Friday, June 05, 2009

Comments from Christina Thompson that Came to Martin's Talk About Men

[Christian is a trombones and music instructor who is responding to Martin Brossman's talk about Men for a group of women.]

I truly enjoyed Martin's talk, and came away nothing short of enlightened! I realized I'd been making some assumptions about men and boys, and those assumptions were nearly opposite of the truth. A couple of things that struck me last night were:

1. Many self-help books are geared toward the way women operate. Martin shared how for men, "getting in touch with one's feelings" in the same way that women do can be harmful, even lethal! I had never realized this before.

2. Men have their own signature way of processing emotions, that's more about doing than sitting and talking. I now understand why my husband Andrew goes out and mows the lawn when he's stressed. Whereas I would call somebody and vent and feel better, he feels better by -doing- something instead.
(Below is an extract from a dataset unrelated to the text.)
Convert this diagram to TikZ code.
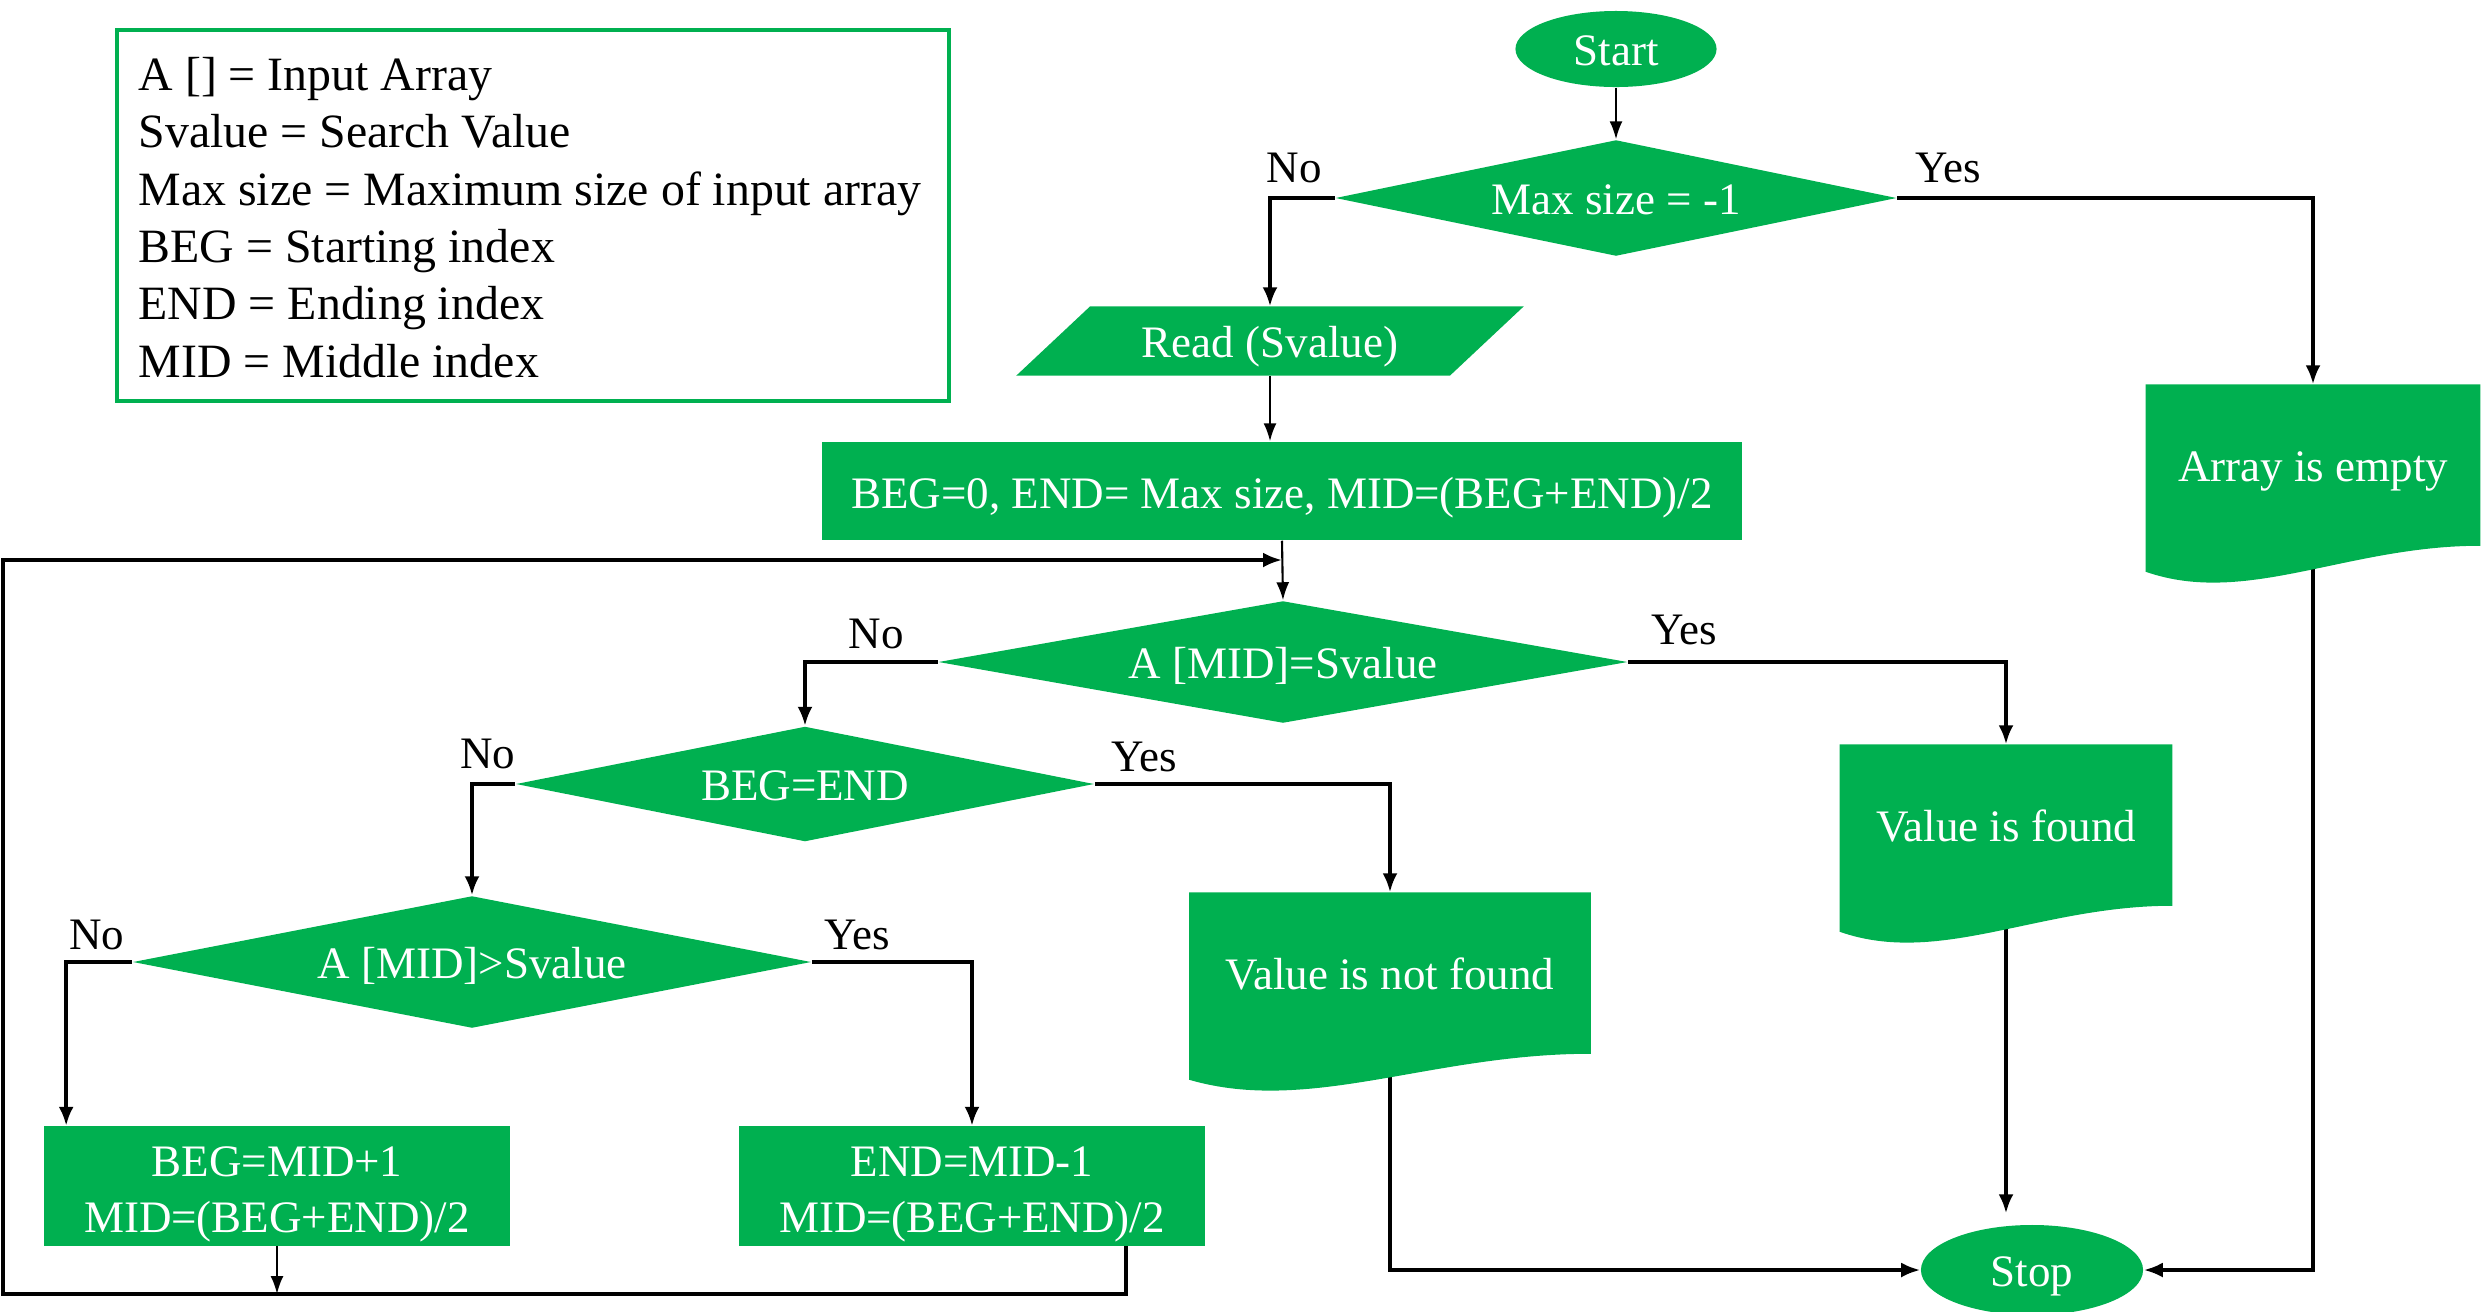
\documentclass[tikz,border=0pt]{standalone}
\usepackage{fontspec}
\setmainfont{Liberation Serif}
\usetikzlibrary{shapes.geometric,arrows.meta,calc}
\definecolor{gr}{RGB}{0,176,80}
\pgfdeclarelayer{edges}
\pgfdeclarelayer{shapes}
\pgfsetlayers{edges,shapes,main}
\tikzset{
  base/.style={font=\fontsize{12.8}{15.9}\selectfont, text=white, inner sep=0pt},
  one/.style={text height=0.95em, text depth=0pt},
  term/.style={base, one, ellipse, fill=gr},
  dec/.style={base, one, diamond, fill=gr},
  proc/.style={base, rectangle, fill=gr, align=center},
  txt/.style={base, align=center},
  docbox/.style={base, one, rectangle, align=center},
  iobox/.style={base, one, rectangle},
  lbl/.style={font=\fontsize{12.8}{15.9}\selectfont, inner sep=0pt},
  tarrow/.style={line width=0.6pt, -{Latex[length=1.8mm,width=1.3mm]}},
  karrow/.style={line width=1pt, -{Latex[length=1.9mm,width=1.5mm]}},
}
\newcommand\mydocfill[1]{\fill[gr] (#1.north west) -- (#1.north east) -- (#1.south east)
  .. controls ($(#1.south east)!0.4!(#1.south west)$) and ($(#1.south east)!0.7!(#1.south west)+(0,61)$)
  .. ($(#1.south west)+(0,26)$) -- cycle;}
\begin{document}
\begin{tikzpicture}[x=0.01cm,y=-0.01cm]
\useasboundingbox (0,0) rectangle (2484,1311);

% legend
\node[draw=gr, line width=1.2pt, minimum width=8.32cm, minimum height=3.71cm, inner sep=0pt] (legend) at (533,215.5) {};
\node[anchor=west, align=left, font=\fontsize{13.6}{16.3}\selectfont, inner sep=0pt] (legtext) at (138,217.5)
 {A [] = Input Array\\ Svalue = Search Value\\ Max size = Maximum size of input array\\ BEG = Starting index\\ END = Ending index\\ MID = Middle index};

% nodes
\node[term, minimum width=2.01cm, minimum height=0.76cm] (start) at (1616,49) {Start};
\node[dec, aspect=4.84, minimum width=5.61cm, minimum height=1.16cm] (maxd) at (1616,198) {Max size = -1};
\node[iobox, minimum width=4.32cm, minimum height=0.68cm] (read) at (1270,341) {Read (Svalue)};
\node[proc, text height=1.0em, text depth=0pt, minimum width=9.20cm, minimum height=0.98cm] (init) at (1282,491) {BEG=0, END= Max size, MID=(BEG+END)/2};
\node[dec, aspect=5.65, minimum width=6.89cm, minimum height=1.22cm] (d2) at (1283,662) {A [MID]=Svalue};
\node[dec, aspect=5.03, minimum width=5.78cm, minimum height=1.15cm] (d3) at (805,784) {BEG=END};
\node[dec, aspect=5.14, minimum width=6.78cm, minimum height=1.32cm] (d4) at (472,962) {A [MID]>Svalue};
\node[proc, minimum width=4.66cm, minimum height=1.19cm] (b1) at (277,1186) {};
\node[txt] (b1t) at ($(b1.center)+(0,8)$) {BEG=MID+1\\MID=(BEG+END)/2};
\node[proc, minimum width=4.66cm, minimum height=1.19cm] (b2) at (972,1186) {};
\node[txt] (b2t) at ($(b2.center)+(0,8)$) {END=MID-1\\MID=(BEG+END)/2};
\node[docbox, minimum width=4.00cm, minimum height=1.60cm] (notfound) at (1390,973) {Value is not found};
\node[docbox, minimum width=3.31cm, minimum height=1.60cm] (found) at (2006,825) {Value is found};
\node[docbox, minimum width=3.33cm, minimum height=1.60cm] (empty) at (2313,465) {Array is empty};
\node[term, minimum width=2.22cm, minimum height=0.90cm] (stop) at (2032,1270) {Stop};

% labels
\node[lbl] (l1) at (1294,168) {No};
\node[lbl] (l2) at (1948,168) {Yes};
\node[lbl] (l3) at (876,634) {No};
\node[lbl] (l4) at (1684,630) {Yes};
\node[lbl] (l5) at (488,754) {No};
\node[lbl] (l6) at (1144,757) {Yes};
\node[lbl] (l7) at (97,935) {No};
\node[lbl] (l8) at (857,935) {Yes};

% helper coordinates
\coordinate (b1in) at ($(b1.north west)+(23,0)$);
\coordinate (loopR) at ($(b2.south east)+(-80,0)$);
\coordinate (loopBL) at (3,1294);
\coordinate (loopTL) at (3,560);
\coordinate (loopEnd) at (init.south |- loopTL);

\begin{pgfonlayer}{shapes}
  \mydocfill{notfound}
  \mydocfill{found}
  \mydocfill{empty}
  \fill[gr] ($(read.north west)+(37,0)$) -- ($(read.north east)+(37,0)$) -- ($(read.south east)+(-37,0)$) -- ($(read.south west)+(-37,0)$) -- cycle;
\end{pgfonlayer}

\begin{pgfonlayer}{edges}
  \draw[tarrow] (start.south) -- (maxd.north);
  \draw[karrow] (maxd.west) -| (read.north);
  \draw[karrow] (maxd.east) -| (empty.north);
  \draw[tarrow] (read.south) -- (read.south |- init.north);
  \draw[tarrow] (init.south) -- (d2.north);
  \draw[karrow] (d2.west) -| (d3.north);
  \draw[karrow] (d2.east) -| (found.north);
  \draw[karrow] (d3.west) -| (d4.north);
  \draw[karrow] (d3.east) -| (notfound.north);
  \draw[karrow] (d4.west) -| (b1in);
  \draw[karrow] (d4.east) -| (b2.north);
  \draw[tarrow] (b1.south) -- (b1.south |- loopBL);
  \draw[karrow] (loopR) |- (loopBL) -- (loopTL) -- (loopEnd);
  \draw[karrow] (notfound.south) |- (stop.west);
  \draw[karrow] (empty.south) |- (stop.east);
  \draw[karrow] (found.south) -- ($(found.south |- stop.north)+(0,-11)$);
\end{pgfonlayer}
\end{tikzpicture}
\end{document}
3. Boys' need of mentors and rites of passage to grow into mature men. This is really going to affect the way I work with students. I already make a point to talk to students about how with every practice session, they become more closely knit into the worldwide fellowship of musicians. But I wonder if I could make this even more concrete, would it help young boys even more? Is this why school bands and choirs, when run well, save young men from gangs and street life?

4. I have had many experiences of being marginalized as a woman, but men have these experiences too. Hearing Martin talk challenged my misguided notion that men live on "easy street" while we women have to fight for our rightful place in the world. Men have their own challenges--and knowing this, I can now be more sensitive and understanding.

I agree with Martin's comment about "movements". I bet, one person at a time, that Martin's message will grow and spread. I think I'll use the information I learned last night to be more at peace with men in my own life--to see where they're coming from, to let their workbenches be messy, and to let them be where they're at.